• JOB: Output all the data exactly. Pictures do not belong in the copy.

------ GIVEN INFORMATION ------

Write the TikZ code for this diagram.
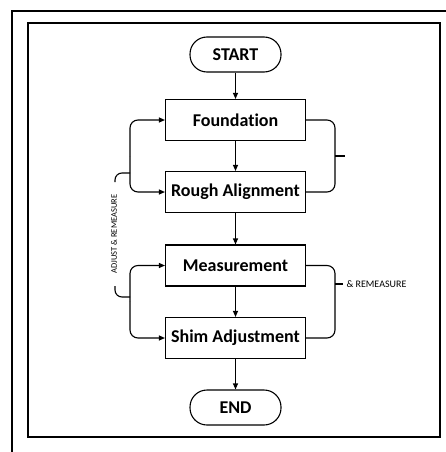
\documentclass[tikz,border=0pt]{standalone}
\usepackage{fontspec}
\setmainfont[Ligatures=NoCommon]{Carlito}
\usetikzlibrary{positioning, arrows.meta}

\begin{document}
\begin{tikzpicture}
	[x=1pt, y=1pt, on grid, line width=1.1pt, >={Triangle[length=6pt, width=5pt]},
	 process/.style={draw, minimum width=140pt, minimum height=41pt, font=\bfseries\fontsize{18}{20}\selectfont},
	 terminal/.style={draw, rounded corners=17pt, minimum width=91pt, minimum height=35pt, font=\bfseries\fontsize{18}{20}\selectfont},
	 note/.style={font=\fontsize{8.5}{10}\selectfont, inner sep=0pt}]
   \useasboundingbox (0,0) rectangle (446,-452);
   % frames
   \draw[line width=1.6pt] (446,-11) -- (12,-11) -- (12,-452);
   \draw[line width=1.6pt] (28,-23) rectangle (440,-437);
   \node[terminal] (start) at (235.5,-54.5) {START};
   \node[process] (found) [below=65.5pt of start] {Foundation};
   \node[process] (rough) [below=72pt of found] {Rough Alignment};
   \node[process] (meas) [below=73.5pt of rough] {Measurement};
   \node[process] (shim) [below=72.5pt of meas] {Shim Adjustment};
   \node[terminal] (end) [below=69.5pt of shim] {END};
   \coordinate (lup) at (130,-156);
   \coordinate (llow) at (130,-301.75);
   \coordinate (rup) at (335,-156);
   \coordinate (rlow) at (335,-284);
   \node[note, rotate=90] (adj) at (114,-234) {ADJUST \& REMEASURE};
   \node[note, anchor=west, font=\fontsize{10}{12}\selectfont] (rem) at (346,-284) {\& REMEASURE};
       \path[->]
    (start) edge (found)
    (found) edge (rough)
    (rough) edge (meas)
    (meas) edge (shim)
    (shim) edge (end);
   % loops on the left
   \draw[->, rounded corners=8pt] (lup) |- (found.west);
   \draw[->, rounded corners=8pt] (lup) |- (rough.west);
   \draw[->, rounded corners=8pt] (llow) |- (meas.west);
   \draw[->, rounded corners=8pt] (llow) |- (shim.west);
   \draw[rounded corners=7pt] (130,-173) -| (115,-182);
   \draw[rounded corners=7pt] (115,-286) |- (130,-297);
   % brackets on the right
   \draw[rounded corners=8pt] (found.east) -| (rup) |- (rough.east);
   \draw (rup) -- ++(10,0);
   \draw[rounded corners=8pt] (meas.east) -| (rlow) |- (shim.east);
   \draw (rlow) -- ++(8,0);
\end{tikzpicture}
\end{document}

------

• CORRECT OUTPUT:
Write the TikZ code for this diagram.
\documentclass[tikz,border=0pt]{standalone}
\usepackage{fontspec}
\setmainfont[Ligatures=NoCommon]{Carlito}
\usetikzlibrary{positioning, arrows.meta}

\begin{document}
\begin{tikzpicture}
	[x=1pt, y=1pt, on grid, line width=1.1pt, >={Triangle[length=6pt, width=5pt]},
	 process/.style={draw, minimum width=140pt, minimum height=41pt, font=\bfseries\fontsize{18}{20}\selectfont},
	 terminal/.style={draw, rounded corners=17pt, minimum width=91pt, minimum height=35pt, font=\bfseries\fontsize{18}{20}\selectfont},
	 note/.style={font=\fontsize{8.5}{10}\selectfont, inner sep=0pt}]
   \useasboundingbox (0,0) rectangle (446,-452);
   % frames
   \draw[line width=1.6pt] (446,-11) -- (12,-11) -- (12,-452);
   \draw[line width=1.6pt] (28,-23) rectangle (440,-437);
   \node[terminal] (start) at (235.5,-54.5) {START};
   \node[process] (found) [below=65.5pt of start] {Foundation};
   \node[process] (rough) [below=72pt of found] {Rough Alignment};
   \node[process] (meas) [below=73.5pt of rough] {Measurement};
   \node[process] (shim) [below=72.5pt of meas] {Shim Adjustment};
   \node[terminal] (end) [below=69.5pt of shim] {END};
   \coordinate (lup) at (130,-156);
   \coordinate (llow) at (130,-301.75);
   \coordinate (rup) at (335,-156);
   \coordinate (rlow) at (335,-284);
   \node[note, rotate=90] (adj) at (114,-234) {ADJUST \& REMEASURE};
   \node[note, anchor=west, font=\fontsize{10}{12}\selectfont] (rem) at (346,-284) {\& REMEASURE};
       \path[->]
    (start) edge (found)
    (found) edge (rough)
    (rough) edge (meas)
    (meas) edge (shim)
    (shim) edge (end);
   % loops on the left
   \draw[->, rounded corners=8pt] (lup) |- (found.west);
   \draw[->, rounded corners=8pt] (lup) |- (rough.west);
   \draw[->, rounded corners=8pt] (llow) |- (meas.west);
   \draw[->, rounded corners=8pt] (llow) |- (shim.west);
   \draw[rounded corners=7pt] (130,-173) -| (115,-182);
   \draw[rounded corners=7pt] (115,-286) |- (130,-297);
   % brackets on the right
   \draw[rounded corners=8pt] (found.east) -| (rup) |- (rough.east);
   \draw (rup) -- ++(10,0);
   \draw[rounded corners=8pt] (meas.east) -| (rlow) |- (shim.east);
   \draw (rlow) -- ++(8,0);
\end{tikzpicture}
\end{document}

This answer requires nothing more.